**Record excerpts**
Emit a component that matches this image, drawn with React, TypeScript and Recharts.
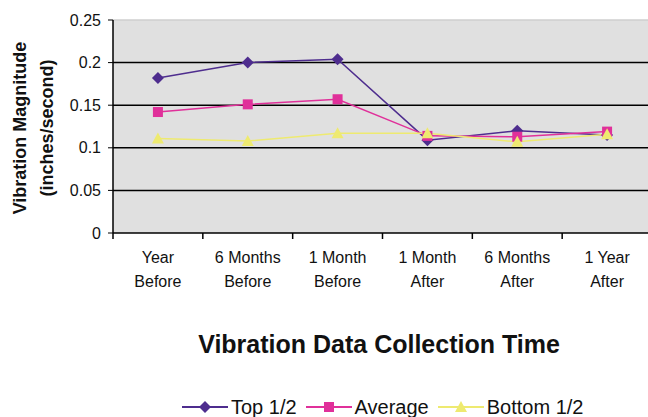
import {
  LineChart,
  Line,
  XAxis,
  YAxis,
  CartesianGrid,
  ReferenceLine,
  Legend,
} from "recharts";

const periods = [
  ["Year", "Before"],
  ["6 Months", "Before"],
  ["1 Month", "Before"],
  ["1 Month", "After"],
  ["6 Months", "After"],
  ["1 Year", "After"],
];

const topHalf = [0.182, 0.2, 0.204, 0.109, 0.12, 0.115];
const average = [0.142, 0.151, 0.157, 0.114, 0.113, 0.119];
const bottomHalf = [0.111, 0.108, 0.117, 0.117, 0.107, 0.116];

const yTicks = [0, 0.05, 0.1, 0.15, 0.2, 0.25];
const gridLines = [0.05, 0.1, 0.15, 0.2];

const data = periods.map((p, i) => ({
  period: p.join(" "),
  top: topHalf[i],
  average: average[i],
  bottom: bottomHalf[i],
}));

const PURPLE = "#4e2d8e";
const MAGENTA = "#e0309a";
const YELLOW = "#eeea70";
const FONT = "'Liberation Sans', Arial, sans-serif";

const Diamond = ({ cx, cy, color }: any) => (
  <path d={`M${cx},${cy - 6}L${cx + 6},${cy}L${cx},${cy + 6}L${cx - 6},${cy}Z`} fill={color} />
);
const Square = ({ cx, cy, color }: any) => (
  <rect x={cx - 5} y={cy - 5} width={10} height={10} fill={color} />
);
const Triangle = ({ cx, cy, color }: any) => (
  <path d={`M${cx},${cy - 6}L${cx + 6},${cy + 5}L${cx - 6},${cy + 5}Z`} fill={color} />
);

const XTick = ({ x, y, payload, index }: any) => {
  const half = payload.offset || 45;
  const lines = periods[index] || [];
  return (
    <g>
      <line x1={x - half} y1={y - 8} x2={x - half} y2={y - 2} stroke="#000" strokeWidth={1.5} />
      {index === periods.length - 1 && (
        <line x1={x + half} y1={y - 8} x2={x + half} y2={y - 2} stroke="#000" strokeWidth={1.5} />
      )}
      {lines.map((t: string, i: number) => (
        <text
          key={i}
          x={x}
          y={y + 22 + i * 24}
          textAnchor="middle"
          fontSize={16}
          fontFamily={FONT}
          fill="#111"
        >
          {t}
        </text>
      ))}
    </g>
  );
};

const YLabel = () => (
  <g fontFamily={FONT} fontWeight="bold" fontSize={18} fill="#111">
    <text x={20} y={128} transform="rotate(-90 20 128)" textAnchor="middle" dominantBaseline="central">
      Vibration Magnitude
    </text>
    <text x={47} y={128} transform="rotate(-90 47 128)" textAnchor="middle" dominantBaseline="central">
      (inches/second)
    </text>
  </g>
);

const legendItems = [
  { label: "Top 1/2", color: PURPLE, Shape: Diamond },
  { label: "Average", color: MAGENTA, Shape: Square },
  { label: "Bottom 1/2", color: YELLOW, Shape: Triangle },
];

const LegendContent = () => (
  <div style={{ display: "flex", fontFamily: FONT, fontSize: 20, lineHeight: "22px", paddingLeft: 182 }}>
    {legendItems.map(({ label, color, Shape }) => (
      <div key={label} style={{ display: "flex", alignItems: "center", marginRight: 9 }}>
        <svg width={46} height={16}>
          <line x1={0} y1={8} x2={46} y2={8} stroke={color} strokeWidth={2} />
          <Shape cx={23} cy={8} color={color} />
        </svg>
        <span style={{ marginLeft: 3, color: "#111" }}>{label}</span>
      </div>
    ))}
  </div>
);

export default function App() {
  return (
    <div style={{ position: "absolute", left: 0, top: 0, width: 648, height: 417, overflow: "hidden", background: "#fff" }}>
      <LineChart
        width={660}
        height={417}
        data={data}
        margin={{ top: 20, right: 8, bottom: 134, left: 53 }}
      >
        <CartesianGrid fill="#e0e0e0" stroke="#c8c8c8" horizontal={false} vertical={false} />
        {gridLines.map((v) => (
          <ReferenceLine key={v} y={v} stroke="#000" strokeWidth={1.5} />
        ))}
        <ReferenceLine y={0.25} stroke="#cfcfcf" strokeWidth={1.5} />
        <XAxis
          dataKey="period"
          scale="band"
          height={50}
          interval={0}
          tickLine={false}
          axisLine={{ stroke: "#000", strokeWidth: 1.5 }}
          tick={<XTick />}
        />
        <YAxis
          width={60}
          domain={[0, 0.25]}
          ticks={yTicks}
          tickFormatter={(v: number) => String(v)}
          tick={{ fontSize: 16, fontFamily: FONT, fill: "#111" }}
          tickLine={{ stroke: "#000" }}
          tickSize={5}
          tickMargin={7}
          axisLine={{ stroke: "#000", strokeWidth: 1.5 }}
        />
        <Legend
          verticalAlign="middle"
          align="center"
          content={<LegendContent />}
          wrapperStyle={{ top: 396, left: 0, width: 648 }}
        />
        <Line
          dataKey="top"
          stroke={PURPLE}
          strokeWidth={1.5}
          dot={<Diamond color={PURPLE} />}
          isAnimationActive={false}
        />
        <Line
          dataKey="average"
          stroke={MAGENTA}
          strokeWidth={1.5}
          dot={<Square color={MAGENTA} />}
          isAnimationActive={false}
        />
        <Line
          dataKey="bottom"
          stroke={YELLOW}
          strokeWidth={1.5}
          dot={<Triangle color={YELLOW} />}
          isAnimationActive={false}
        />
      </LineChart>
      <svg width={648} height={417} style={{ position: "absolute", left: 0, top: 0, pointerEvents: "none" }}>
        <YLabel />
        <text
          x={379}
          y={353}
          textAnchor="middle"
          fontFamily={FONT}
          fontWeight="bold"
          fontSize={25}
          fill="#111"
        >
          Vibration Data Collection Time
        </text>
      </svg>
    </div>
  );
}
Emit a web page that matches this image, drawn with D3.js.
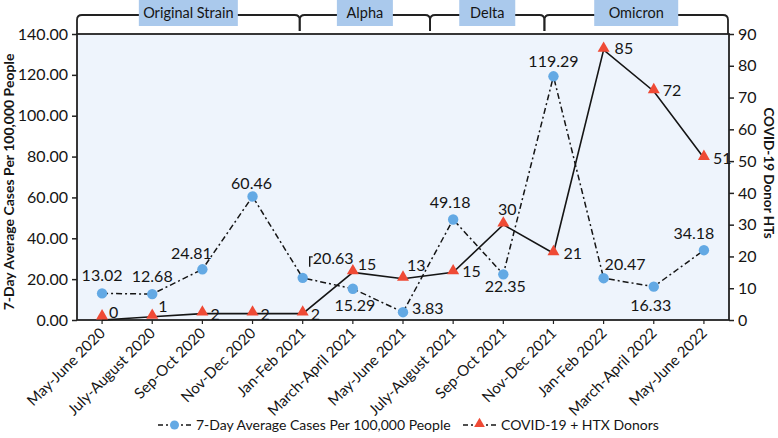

**Objective**
Omit pictures; set down the rest of the material word for word.

**Reply to the exercise**
Emit a component that matches this image, drawn with React, TypeScript and Recharts.
import {
  LineChart,
  Line,
  XAxis,
  YAxis,
  CartesianGrid,
  ReferenceLine,
  Legend,
} from "recharts";

const periods = [
  ["Year", "Before"],
  ["6 Months", "Before"],
  ["1 Month", "Before"],
  ["1 Month", "After"],
  ["6 Months", "After"],
  ["1 Year", "After"],
];

const topHalf = [0.182, 0.2, 0.204, 0.109, 0.12, 0.115];
const average = [0.142, 0.151, 0.157, 0.114, 0.113, 0.119];
const bottomHalf = [0.111, 0.108, 0.117, 0.117, 0.107, 0.116];

const yTicks = [0, 0.05, 0.1, 0.15, 0.2, 0.25];
const gridLines = [0.05, 0.1, 0.15, 0.2];

const data = periods.map((p, i) => ({
  period: p.join(" "),
  top: topHalf[i],
  average: average[i],
  bottom: bottomHalf[i],
}));

const PURPLE = "#4e2d8e";
const MAGENTA = "#e0309a";
const YELLOW = "#eeea70";
const FONT = "'Liberation Sans', Arial, sans-serif";

const Diamond = ({ cx, cy, color }: any) => (
  <path d={`M${cx},${cy - 6}L${cx + 6},${cy}L${cx},${cy + 6}L${cx - 6},${cy}Z`} fill={color} />
);
const Square = ({ cx, cy, color }: any) => (
  <rect x={cx - 5} y={cy - 5} width={10} height={10} fill={color} />
);
const Triangle = ({ cx, cy, color }: any) => (
  <path d={`M${cx},${cy - 6}L${cx + 6},${cy + 5}L${cx - 6},${cy + 5}Z`} fill={color} />
);

const XTick = ({ x, y, payload, index }: any) => {
  const half = payload.offset || 45;
  const lines = periods[index] || [];
  return (
    <g>
      <line x1={x - half} y1={y - 8} x2={x - half} y2={y - 2} stroke="#000" strokeWidth={1.5} />
      {index === periods.length - 1 && (
        <line x1={x + half} y1={y - 8} x2={x + half} y2={y - 2} stroke="#000" strokeWidth={1.5} />
      )}
      {lines.map((t: string, i: number) => (
        <text
          key={i}
          x={x}
          y={y + 22 + i * 24}
          textAnchor="middle"
          fontSize={16}
          fontFamily={FONT}
          fill="#111"
        >
          {t}
        </text>
      ))}
    </g>
  );
};

const YLabel = () => (
  <g fontFamily={FONT} fontWeight="bold" fontSize={18} fill="#111">
    <text x={20} y={128} transform="rotate(-90 20 128)" textAnchor="middle" dominantBaseline="central">
      Vibration Magnitude
    </text>
    <text x={47} y={128} transform="rotate(-90 47 128)" textAnchor="middle" dominantBaseline="central">
      (inches/second)
    </text>
  </g>
);

const legendItems = [
  { label: "Top 1/2", color: PURPLE, Shape: Diamond },
  { label: "Average", color: MAGENTA, Shape: Square },
  { label: "Bottom 1/2", color: YELLOW, Shape: Triangle },
];

const LegendContent = () => (
  <div style={{ display: "flex", fontFamily: FONT, fontSize: 20, lineHeight: "22px", paddingLeft: 182 }}>
    {legendItems.map(({ label, color, Shape }) => (
      <div key={label} style={{ display: "flex", alignItems: "center", marginRight: 9 }}>
        <svg width={46} height={16}>
          <line x1={0} y1={8} x2={46} y2={8} stroke={color} strokeWidth={2} />
          <Shape cx={23} cy={8} color={color} />
        </svg>
        <span style={{ marginLeft: 3, color: "#111" }}>{label}</span>
      </div>
    ))}
  </div>
);

export default function App() {
  return (
    <div style={{ position: "absolute", left: 0, top: 0, width: 648, height: 417, overflow: "hidden", background: "#fff" }}>
      <LineChart
        width={660}
        height={417}
        data={data}
        margin={{ top: 20, right: 8, bottom: 134, left: 53 }}
      >
        <CartesianGrid fill="#e0e0e0" stroke="#c8c8c8" horizontal={false} vertical={false} />
        {gridLines.map((v) => (
          <ReferenceLine key={v} y={v} stroke="#000" strokeWidth={1.5} />
        ))}
        <ReferenceLine y={0.25} stroke="#cfcfcf" strokeWidth={1.5} />
        <XAxis
          dataKey="period"
          scale="band"
          height={50}
          interval={0}
          tickLine={false}
          axisLine={{ stroke: "#000", strokeWidth: 1.5 }}
          tick={<XTick />}
        />
        <YAxis
          width={60}
          domain={[0, 0.25]}
          ticks={yTicks}
          tickFormatter={(v: number) => String(v)}
          tick={{ fontSize: 16, fontFamily: FONT, fill: "#111" }}
          tickLine={{ stroke: "#000" }}
          tickSize={5}
          tickMargin={7}
          axisLine={{ stroke: "#000", strokeWidth: 1.5 }}
        />
        <Legend
          verticalAlign="middle"
          align="center"
          content={<LegendContent />}
          wrapperStyle={{ top: 396, left: 0, width: 648 }}
        />
        <Line
          dataKey="top"
          stroke={PURPLE}
          strokeWidth={1.5}
          dot={<Diamond color={PURPLE} />}
          isAnimationActive={false}
        />
        <Line
          dataKey="average"
          stroke={MAGENTA}
          strokeWidth={1.5}
          dot={<Square color={MAGENTA} />}
          isAnimationActive={false}
        />
        <Line
          dataKey="bottom"
          stroke={YELLOW}
          strokeWidth={1.5}
          dot={<Triangle color={YELLOW} />}
          isAnimationActive={false}
        />
      </LineChart>
      <svg width={648} height={417} style={{ position: "absolute", left: 0, top: 0, pointerEvents: "none" }}>
        <YLabel />
        <text
          x={379}
          y={353}
          textAnchor="middle"
          fontFamily={FONT}
          fontWeight="bold"
          fontSize={25}
          fill="#111"
        >
          Vibration Data Collection Time
        </text>
      </svg>
    </div>
  );
}
Emit a web page that matches this image, drawn with D3.js.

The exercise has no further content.